Sayangnya, situasinya telah berubah sekarang. Semangat multikulturalisme dan kehidupan harmonis yang didukung oleh pertemuan lintas budaya dan persilangan agama telah digantikan oleh sikap monokulturalisme.
Masyarakat cenderung membatasi interaksi hanya dalam kelompok etnis atau agama mereka sendiri yang eksklusif. Akibatnya, timbul sikap curiga dan ketidakpercayaan terhadap kelompok yang berbeda, bahkan menganggap keberadaan mereka sebagai ancaman.

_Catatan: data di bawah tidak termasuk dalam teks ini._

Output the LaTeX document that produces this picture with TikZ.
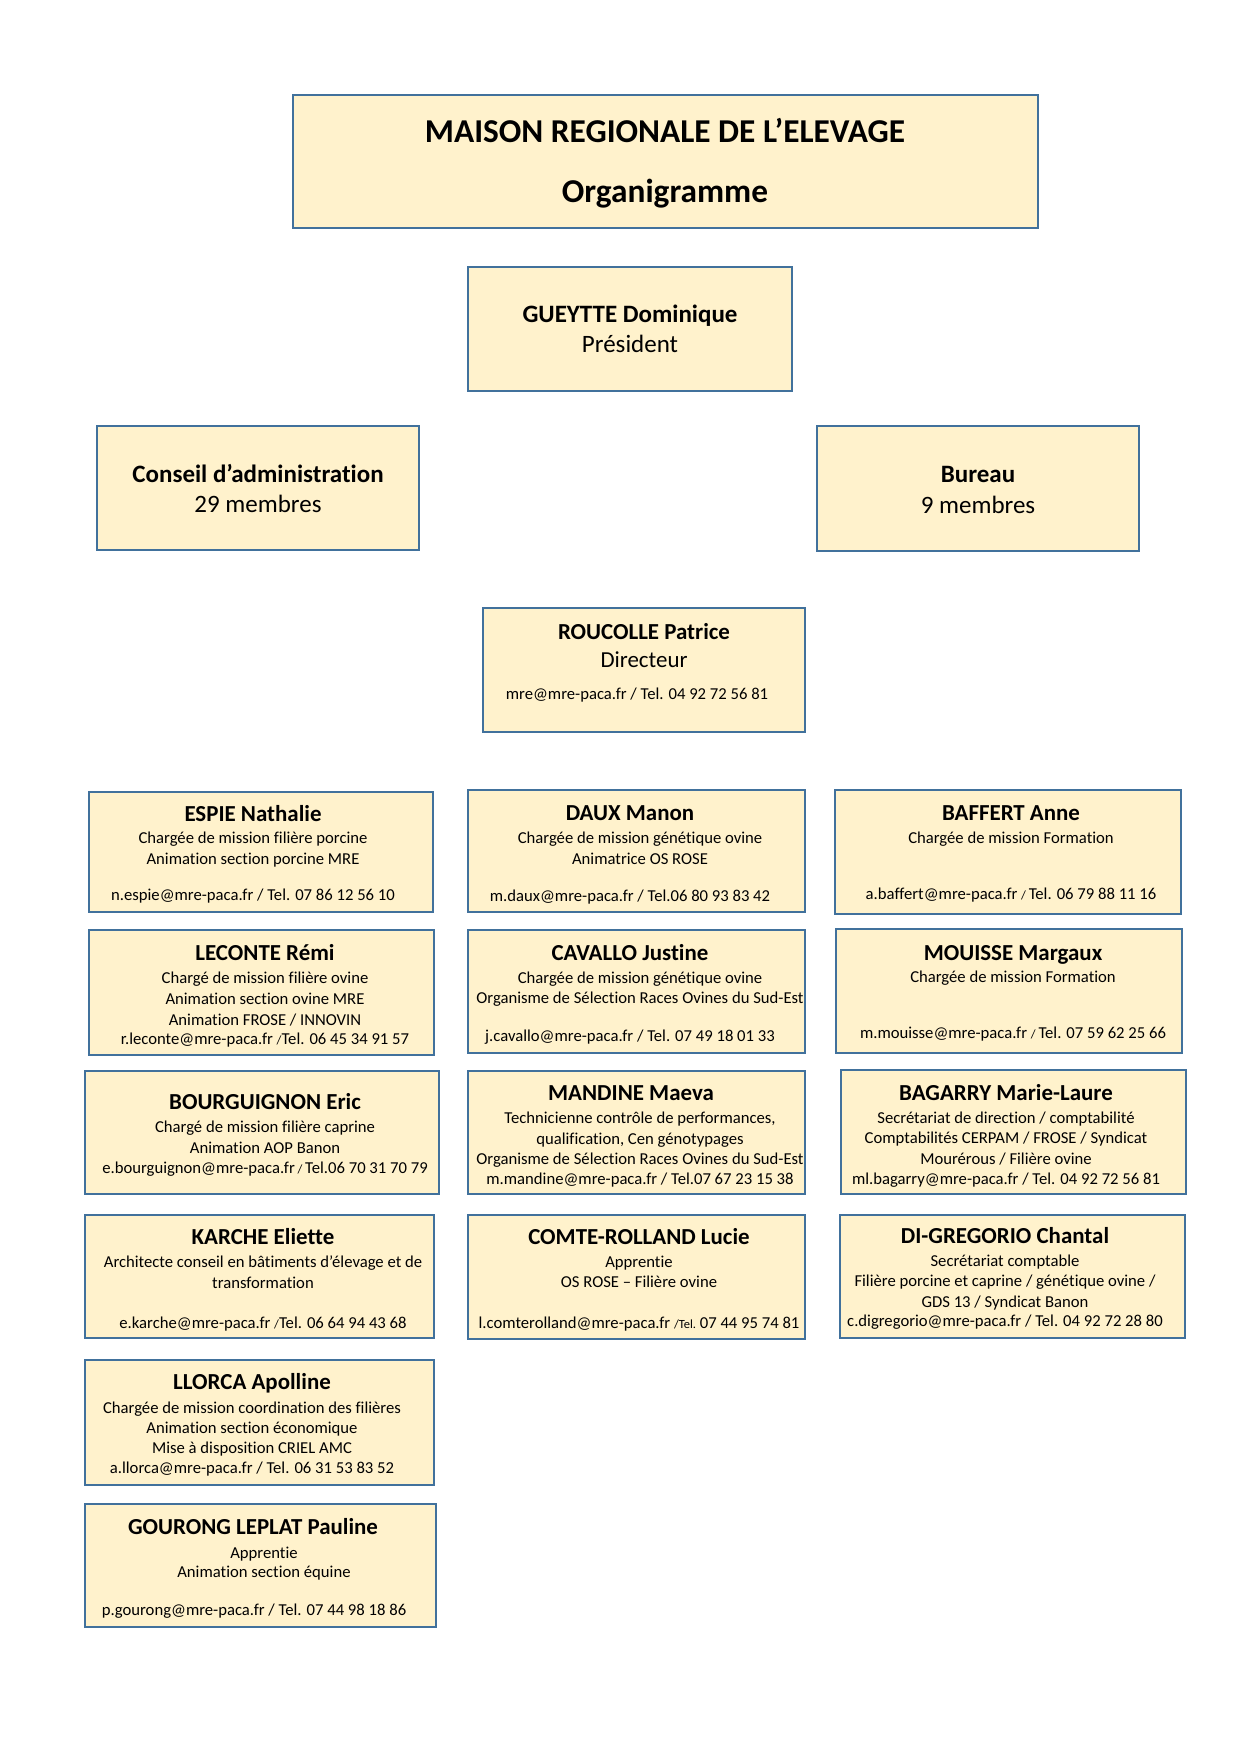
\documentclass[tikz,border=0pt]{standalone}
\usepackage{fontspec}
\setmainfont[Ligatures=CommonOff]{Carlito}
\usetikzlibrary{fit}
\definecolor{cardfill}{HTML}{FFF2CC}
\definecolor{cardline}{HTML}{41719C}
\newcommand{\smsl}{{\fontsize{6}{7}\selectfont/}}
\newcommand{\smtel}{{\fontsize{6}{7}\selectfont Tel.}}
\tikzset{
  card/.style={draw=cardline, fill=cardfill, line width=1.1pt, inner sep=0pt},
  ttl/.style={font=\fontsize{16}{19.5}\selectfont\bfseries, anchor=base, inner sep=0pt},
  hd/.style={font=\fontsize{12}{14.6}\selectfont\bfseries, anchor=base, inner sep=0pt},
  hdr/.style={font=\fontsize{12}{14.6}\selectfont, anchor=base, inner sep=0pt},
  nm/.style={font=\fontsize{11}{13.4}\selectfont\bfseries, anchor=base, inner sep=0pt},
  nmr/.style={font=\fontsize{11}{13.4}\selectfont, anchor=base, inner sep=0pt},
  tx/.style={font=\fontsize{8}{9.8}\selectfont, anchor=base, inner sep=0pt},
}
\begin{document}
\begin{tikzpicture}[x=0.48006pt, y=-0.48006pt]
\useasboundingbox[fill=white] (0,0) rectangle (1240,1754);

% header boxes
\node[card, fit={(293,95) (1038,228)}] (title) {};
\node[ttl] (title-1) at (665,143) {MAISON REGIONALE DE L’ELEVAGE};
\node[ttl] (title-2) at (665,203) {Organigramme};

\node[card, fit={(468,267) (792,391)}] (pres) {};
\node[hd] (pres-1) at (630,323) {GUEYTTE Dominique};
\node[hdr] (pres-2) at (630,353) {Président};

\node[card, fit={(97,426) (419,550)}] (conseil) {};
\node[hd] (conseil-1) at (258,482) {Conseil d’administration};
\node[hdr] (conseil-2) at (258,512) {29 membres};

\node[card, fit={(817,426) (1139,551)}] (bureau) {};
\node[hd] (bureau-1) at (978,482) {Bureau};
\node[hdr] (bureau-2) at (978,513) {9 membres};

\node[card, fit={(483,608) (805,732)}] (dir) {};
\node[nm] (dir-1) at (644,639) {ROUCOLLE Patrice};
\node[nmr] (dir-2) at (644,667) {Directeur};
\node[tx] (dir-3) at (637,699) {mre@mre-paca.fr / Tel. 04 92 72 56 81};

% row 1
\node[card, fit={(89,792) (433,912)}] (espie) {};
\node[nm] (espie-1) at (253,821) {ESPIE Nathalie};
\node[tx] (espie-2) at (253,843) {Chargée de mission filière porcine};
\node[tx] (espie-3) at (253,864) {Animation section porcine MRE};
\node[tx] (espie-4) at (253,900) {n.espie@mre-paca.fr / Tel. 07 86 12 56 10};

\node[card, fit={(468,790) (805,912)}] (daux) {};
\node[nm] (daux-1) at (630,820) {DAUX Manon};
\node[tx] (daux-2) at (640,843) {Chargée de mission génétique ovine};
\node[tx] (daux-3) at (640,864) {Animatrice OS ROSE};
\node[tx] (daux-4) at (630,901) {m.daux@mre-paca.fr / Tel.06 80 93 83 42};

\node[card, fit={(835,790) (1181,914)}] (baffert) {};
\node[nm] (baffert-1) at (1011,820) {BAFFERT Anne};
\node[tx] (baffert-2) at (1011,843) {Chargée de mission Formation};
\node[tx] (baffert-3) at (1011,899) {a.baffert@mre-paca.fr \smsl\,Tel. 06 79 88 11 16};

% row 2
\node[card, fit={(89,930) (434,1055)}] (leconte) {};
\node[nm] (leconte-1) at (265,960) {LECONTE Rémi};
\node[tx] (leconte-2) at (265,983) {Chargé de mission filière ovine};
\node[tx] (leconte-3) at (265,1004) {Animation section ovine MRE};
\node[tx] (leconte-4) at (265,1025) {Animation FROSE / INNOVIN};
\node[tx] (leconte-5) at (265,1044) {r.leconte@mre-paca.fr \smsl Tel. 06 45 34 91 57};

\node[card, fit={(468,930) (805,1053)}] (cavallo) {};
\node[nm] (cavallo-1) at (630,960) {CAVALLO Justine};
\node[tx] (cavallo-2) at (640,983) {Chargée de mission génétique ovine};
\node[tx] (cavallo-3) at (640,1003) {Organisme de Sélection Races Ovines du Sud-Est};
\node[tx] (cavallo-4) at (630,1041) {j.cavallo@mre-paca.fr / Tel. 07 49 18 01 33};

\node[card, fit={(836,929) (1182,1053)}] (mouisse) {};
\node[nm] (mouisse-1) at (1013,960) {MOUISSE Margaux};
\node[tx] (mouisse-2) at (1013,982) {Chargée de mission Formation};
\node[tx] (mouisse-3) at (1013,1038) {m.mouisse@mre-paca.fr \smsl\,Tel. 07 59 62 25 66};

% row 3
\node[card, fit={(85,1071) (439,1194)}] (bourguignon) {};
\node[nm] (bourguignon-1) at (265,1109) {BOURGUIGNON Eric};
\node[tx] (bourguignon-2) at (265,1132) {Chargé de mission filière caprine};
\node[tx] (bourguignon-3) at (265,1153) {Animation AOP Banon};
\node[tx] (bourguignon-4) at (265,1173) {e.bourguignon@mre-paca.fr\,\smsl\,Tel.06 70 31 70 79};

\node[card, fit={(468,1071) (805,1194)}] (mandine) {};
\node[nm] (mandine-1) at (631,1100) {MANDINE Maeva};
\node[tx] (mandine-2) at (640,1123) {Technicienne contrôle de performances,};
\node[tx] (mandine-3) at (640,1144) {qualification, Cen génotypages};
\node[tx] (mandine-4) at (640,1164) {Organisme de Sélection Races Ovines du Sud-Est};
\node[tx] (mandine-5) at (640,1184) {m.mandine@mre-paca.fr / Tel.07 67 23 15 38};

\node[card, fit={(841,1070) (1186,1194)}] (bagarry) {};
\node[nm] (bagarry-1) at (1006,1100) {BAGARRY Marie-Laure};
\node[tx] (bagarry-2) at (1006,1123) {Secrétariat de direction / comptabilité};
\node[tx] (bagarry-3) at (1006,1143) {Comptabilités CERPAM / FROSE / Syndicat};
\node[tx] (bagarry-4) at (1006,1164) {Mourérous / Filière ovine};
\node[tx] (bagarry-5) at (1006,1184) {ml.bagarry@mre-paca.fr / Tel. 04 92 72 56 81};

% row 4
\node[card, fit={(85,1215) (434,1338)}] (karche) {};
\node[nm] (karche-1) at (263,1244) {KARCHE Eliette};
\node[tx] (karche-2) at (263,1267) {Architecte conseil en bâtiments d’élevage et de};
\node[tx] (karche-3) at (263,1288) {transformation};
\node[tx] (karche-4) at (263,1328) {e.karche@mre-paca.fr \smsl Tel. 06 64 94 43 68};

\node[card, fit={(468,1215) (805,1339)}] (comte) {};
\node[nm] (comte-1) at (639,1244) {COMTE-ROLLAND Lucie};
\node[tx] (comte-2) at (639,1267) {Apprentie};
\node[tx] (comte-3) at (639,1287) {OS ROSE – Filière ovine};
\node[tx] (comte-4) at (639,1328) {l.comterolland@mre-paca.fr \smsl\smtel\ 07 44 95 74 81};

\node[card, fit={(840,1215) (1185,1338)}] (digreg) {};
\node[nm] (digreg-1) at (1005,1243) {DI-GREGORIO Chantal};
\node[tx] (digreg-2) at (1005,1266) {Secrétariat comptable};
\node[tx] (digreg-3) at (1005,1286) {Filière porcine et caprine / génétique ovine /};
\node[tx] (digreg-4) at (1005,1307) {GDS 13 / Syndicat Banon};
\node[tx] (digreg-5) at (1005,1326) {c.digregorio@mre-paca.fr / Tel. 04 92 72 28 80};

% row 5
\node[card, fit={(85,1360) (434,1485)}] (llorca) {};
\node[nm] (llorca-1) at (252,1389) {LLORCA Apolline};
\node[tx] (llorca-2) at (252,1413) {Chargée de mission coordination des filières};
\node[tx] (llorca-3) at (252,1433) {Animation section économique};
\node[tx] (llorca-4) at (252,1453) {Mise à disposition CRIEL AMC};
\node[tx] (llorca-5) at (252,1473) {a.llorca@mre-paca.fr / Tel. 06 31 53 83 52};

% row 6
\node[card, fit={(85,1504) (436,1627)}] (gourong) {};
\node[nm] (gourong-1) at (253,1534) {GOURONG LEPLAT Pauline};
\node[tx] (gourong-2) at (264,1558) {Apprentie};
\node[tx] (gourong-3) at (264,1577) {Animation section équine};
\node[tx] (gourong-4) at (254,1615) {p.gourong@mre-paca.fr / Tel. 07 44 98 18 86};
\end{tikzpicture}
\end{document}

Fenomena ini juga terjadi di lingkungan universitas. Bahkan ketika saya masih menjadi mahasiswa di bawah bimbingan Prof. M. Amin Abdullah, beliau sering mengingatkan kita tentang paradoks yang ada dalam diri kita sebagai warga Indonesia yang menjunjung tinggi agama, namun seringkali enggan untuk saling menghormati, bahkan hanya dalam hal sekecil bersalaman dengan orang yang berasal dari organisasi yang berbeda.
Salah satu contohnya terjadi saat pelaksanaan pemilihan umum di kampus, saya telah menyaksikan sendiri, ada mahasiswa yang berbeda organisasi dan berbeda pilihan calon Presiden Mahasiswa dipukul hingga berdarah.
Menurut berbagai penelitian sosiologi menunjukkan bahwa pengikut fundamentalisme agama umumnya berasal dari individu yang hidup dalam lingkaran sosial yang tertutup dengan keagamaan yang juga tertutup, seperti yang terjadi dalam fenomena 'tepuk anak saleh' yang tidak menghargai keragaman.
Contoh lain seperti kendala dalam pembangunan tempat ibadah dan serangan terhadap kelompok minoritas sering kali mencerminkan terhambatnya hubungan antarindividu, tetapi juga antara sesama warga bangsa dan negara.
Di sinilah letak masalahnya, setelah beberapa dekade sejak lahirnya Pancasila, keagungan nilai-nilainya sebagai landasan dan pedoman hidup (weltanschauung) terus menjadi impian karena kekurangan kemampuan kita untuk mengaktualisasikannya.
Setiap pandangan dunia atau weltanschauung, seperti Pancasila, yang ingin memiliki pengaruh yang efektif dalam kehidupan, tidak dapat diindoktrinasi hanya dalam bentuk upacara, menghafal teks Pancasila, atau menempelkan simbol-simbol Garuda di setiap sudut ruangan.
Yang dibutuhkan adalah proses yang disebut oleh Kuntowijoyo sebagai "pengakaran". Proses ini melibatkan tiga dimensi ideologi: keyakinan (mitos), penalaran (logos), dan perjuangan (etos).
Pengakaran ideologi Pancasila melibatkan pemahaman yang mendalam, bukan hanya pada tingkat pengetahuan, tetapi juga dalam tingkat penghayatan yang mempengaruhi cara kita berpikir, merasakan, dan bertindak.
Keyakinan yang kuat dalam nilai-nilai Pancasila, didukung oleh penalaran yang rasional, harus diwujudkan melalui perjuangan nyata dalam kehidupan sehari-hari.